Do you dream of fresh herbs, bouquets of flowers, and dinner made from your morning harvest? Do you watch gardening videos and think, “I want to do that.”
Those dreams are possible even if you’ve never planted a seed before. By following a few basic gardening principles, you’ll be on your way to a successful growing season.
Our Top Tips for Beginner Gardeners
1 - Location. Location. Location.
There’s no way around it; gardens need sunshine. And since you can’t move the sun, you’ll have to find a sunny location. Many vegetables and flowers need “full sun,” which means 8 hours.
Access is another reason location matters. A garden is a living thing that needs attention. It can't be out of sight, or it will be out of mind. So make it convenient to access so you can tend it daily. Also, a garden needs access to water. So choose a location near a water source or that is easily reached with hoses.
2 - Start With Soil.
From carrots to zinnias, all plants grow better in fertile soil. So if you’re digging up a backyard lawn to put in a garden, invest in improving the soil. There are simple ways to create rich, organic soil; the stuff prized gardens are made of. Having nutrient-rich, well-draining soil is an important garden foundation.
3 - Water Wisely.
If you’ve chosen an accessible spot for your garden, watering shouldn’t be an impossible chore. The general rule is that when the soil is dry more than an inch deep, it’s time to water. Drip hoses are a great way to conserve water and direct it to the roots.
4 - Know Your Growing Season.
Not all plants grow well in all climates. It’s important to know how long your growing season is so you can plan your crops and give them enough time to mature. Don’t give yourself unnecessary frustration by trying to grow something that doesn’t do well in your climate.
5 - Start Seeds Indoors
You can lengthen your growing season by starting seeds indoors and then transplanting the seedlings outside when the danger of frost has passed. Transplanting will also allow you to put out healthy young plants that will survive. You’ll find lots of helpful seed-starting information on our blog.

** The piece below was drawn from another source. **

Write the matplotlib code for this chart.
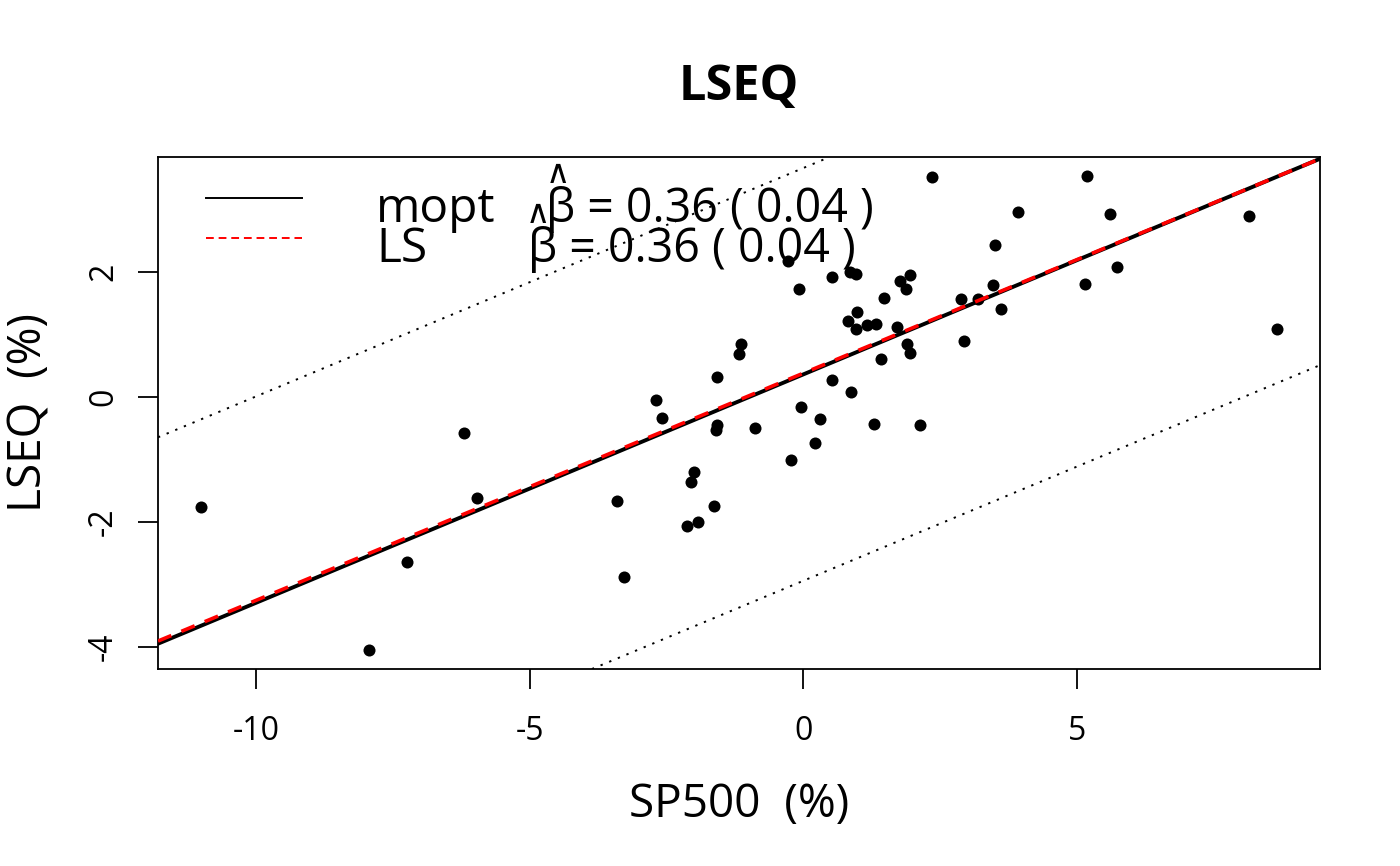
import numpy as np
import matplotlib
matplotlib.use("Agg")
import matplotlib.pyplot as plt

plt.rcParams['font.family'] = ['Open Sans', 'DejaVu Sans']
plt.rcParams['axes.unicode_minus'] = False

# monthly returns
sp500 = [-11.01, -7.94, -7.25, -6.20, -5.97, -3.41, -3.27, -2.70, -2.59, -2.12,
         -2.05, -2.00, -1.92, -1.64, -1.59, -1.58, -1.58, -1.18, -1.14, -0.89,
         -0.28, -0.23, -0.08, -0.04, 0.22, 0.30, 0.52, 0.53, 0.81, 0.86,
         0.87, 0.97, 0.97, 0.98, 1.16, 1.29, 1.33, 1.42, 1.48, 1.71,
         1.77, 1.88, 1.90, 1.95, 1.95, 2.14, 2.35, 2.88, 2.93, 3.20,
         3.46, 3.50, 3.62, 3.92, 5.15, 5.18, 5.60, 5.74, 8.15, 8.66]
lseq = [-1.77, -4.05, -2.64, -0.58, -1.62, -1.66, -2.89, -0.05, -0.34, -2.07,
        -1.37, -1.21, -2.01, -1.74, -0.53, -0.45, 0.32, 0.68, 0.85, -0.50,
        2.17, -1.01, 1.72, -0.16, -0.74, -0.35, 1.92, 0.27, 1.21, 2.00,
        0.08, 1.97, 1.09, 1.35, 1.15, -0.44, 1.16, 0.61, 1.58, 1.11,
        1.85, 1.72, 0.85, 1.94, 0.70, -0.45, 3.51, 1.56, 0.89, 1.57,
        1.78, 2.42, 1.40, 2.95, 1.81, 3.53, 2.92, 2.08, 2.89, 1.08]

# fitted lines (intercept, slope)
mopt_a, mopt_b = 0.357, 0.365
ls_a, ls_b = 0.376, 0.363
band = 3.30
beta_txt = ["\u03b2 = 0.36 ( 0.04 )", "\u03b2 = 0.36 ( 0.04 )"]

W, H = 1400, 866
fig = plt.figure(figsize=(14, 8.66), dpi=100)
ax = fig.add_axes([158 / W, 1 - 669 / H, 1162 / W, 512 / H])

ax.scatter(sp500, lseq, s=75, color='black', linewidths=0, zorder=3)

ax.axline((0, mopt_a + band), slope=mopt_b, color='black', lw=1.4,
          dashes=(1.2, 3.6), zorder=2)
ax.axline((0, mopt_a - band), slope=mopt_b, color='black', lw=1.4,
          dashes=(1.2, 3.6), zorder=2)
ax.axline((0, mopt_a), slope=mopt_b, color='black', lw=2.8, zorder=4)
ax.axline((0, ls_a), slope=ls_b, color='red', lw=2.6, dashes=(4, 3), zorder=5)

# R style limits: data range plus 4 %
x = np.array(sp500)
y = np.array(lseq)
dx = (x.max() - x.min()) * 0.04
dy = (y.max() - y.min()) * 0.04
ax.set_xlim(x.min() - dx, x.max() + dx)
ax.set_ylim(y.min() - dy, y.max() + dy)

ax.set_xticks([-10, -5, 0, 5])
ax.set_yticks([-4, -2, 0, 2])
ax.tick_params(length=14.4, width=1.3, labelsize=23, pad=19)
ax.tick_params(axis='y', pad=13)
for lbl in ax.get_yticklabels():
    lbl.set_rotation(90)
    lbl.set_va('center')
for s in ax.spines.values():
    s.set_linewidth(1.3)

# legend drawn by hand
def fx(px):
    return (px - 158) / 1162

def fy(py):
    return (669 - py) / 512

ax.plot([fx(206), fx(302)], [fy(197.7), fy(197.7)], transform=ax.transAxes,
        color='black', lw=1.4, clip_on=False)
ax.plot([fx(206), fx(302)], [fy(237.7), fy(237.7)], transform=ax.transAxes,
        color='red', lw=1.4, dashes=(4, 2.5), clip_on=False)
ax.text(fx(376), fy(222), "mopt", transform=ax.transAxes, fontsize=34.5,
        va='baseline', ha='left')
ax.text(fx(376), fy(261.7), "LS", transform=ax.transAxes, fontsize=34.5,
        va='baseline', ha='left')
ax.text(fx(546), fy(221.7), beta_txt[0], transform=ax.transAxes, fontsize=33.5,
        va='baseline', ha='left')
ax.text(fx(528), fy(261.7), beta_txt[1], transform=ax.transAxes, fontsize=33.5,
        va='baseline', ha='left')
ax.text(fx(557.5), fy(183), "\u2227", transform=ax.transAxes, fontsize=24,
        va='baseline', ha='center', family='DejaVu Sans')
ax.text(fx(537.5), fy(223), "\u2227", transform=ax.transAxes, fontsize=24,
        va='baseline', ha='center', family='DejaVu Sans')

fig.text(739 / W, 1 - 100 / H, "LSEQ", fontsize=35, fontweight='bold',
         ha='center', va='baseline')
fig.text(739 / W, 1 - 816.7 / H, "SP500  (%)", fontsize=33,
         ha='center', va='baseline')
fig.text(42 / W, 1 - 413 / H, "LSEQ  (%)", fontsize=33, rotation=90,
         rotation_mode='anchor', ha='center', va='baseline')

fig.savefig("out.png", dpi=100)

6 - Read Your Seed Packets.
Germination rates, light requirements, spacing, and other helpful information will guide you in growing specifics for each plant. Believe the spacing guidelines. You’ll be tempted to fill up that space, but those tiny seeds grow - a lot!
7 - Size Your Garden Beds
Make your garden beds as large as you want, but give yourself a way to reach the middle. If you plant near a wall, make sure you can reach all the way through. You don’t want to have a ripe tomato that you can’t reach. Also, give yourself room to move between beds. Leave enough space to push a wheelbarrow if needed. Make the time spent in your garden enjoyable by making it accessible.
8 - Put Supports in Early.
Strong supports are better than flimsy cute ones. That little seedling may not look like much in May, but in July, you’ll be thankful you put in strong support before the plant took over.
9 - Start Simple and Practice Patience.
Don’t try to plant everything you’ve ever heard of the first year. Start with the things you know you like and then one or two things you are interested in trying. A classic first garden might include: Lettuce, spinach, kale, and other greens, peas, radishes, beets, carrots, zucchini, tomatoes and cucumbers. Or focus on just one thing. Really love tomatoes? Try a few varieties. Or start with some herbs and see what a difference the freshness adds to all your meals.
10 - Succession Planting
Don’t plant the whole packet of seeds at once. To enjoy a staggered harvest, plant a row of seeds and then wait two weeks and then plant another row.
11 - Add Flowers
Grow zinnias for a burst of color and to bring in pollinators. Add some marigolds, nasturtiums, and basil as companion plants to help deter pests.
12 - Remove Weeds and Pests
It’s much easier to remove weeds as soon as they sprout. Also, keep a close eye on your plants and remove insect eggs, slugs, and other pests daily.
13 - Pick Regularly
Regular harvesting will encourage more production. Also, many vegetables are best when still young and tender. Herbs and flowers also produce more when they are picked or cut back and not allowed to go to seed.
14 - Find some gardening friends.
Talk to any gardener and they’ll gladly share their hard-earned wisdom. Seek out gardeners in your local area. Look up local gardening clubs. They are a great source of wisdom and sometimes swap seeds and plants. They will also be a great source of the finer details of your local growing conditions.
Know how to contact your local extension service--they can test soil and have gardening guides. These are by county or region, and they usually work with a university. Usually located in or around courthouses, post offices, or other government offices. They focus on food safety and agriculture.
15 - Take Notes
There’s a lot to learn in your first gardening season. There will be mistakes and successes that can make your next year even better. Keep a garden journal in a sturdy notebook. Write down what you planted and when. Take notes of how fast things grew and when you harvested. The more notes you take, the more you will learn.
16 - There’s No Such Thing as Perfect
Think of your garden as a living creature. It’s going to do things you weren’t expecting. Also, it won’t be the same as anyone else’s or the same from year to year.
A garden is always an experiment, so get out there and grow something!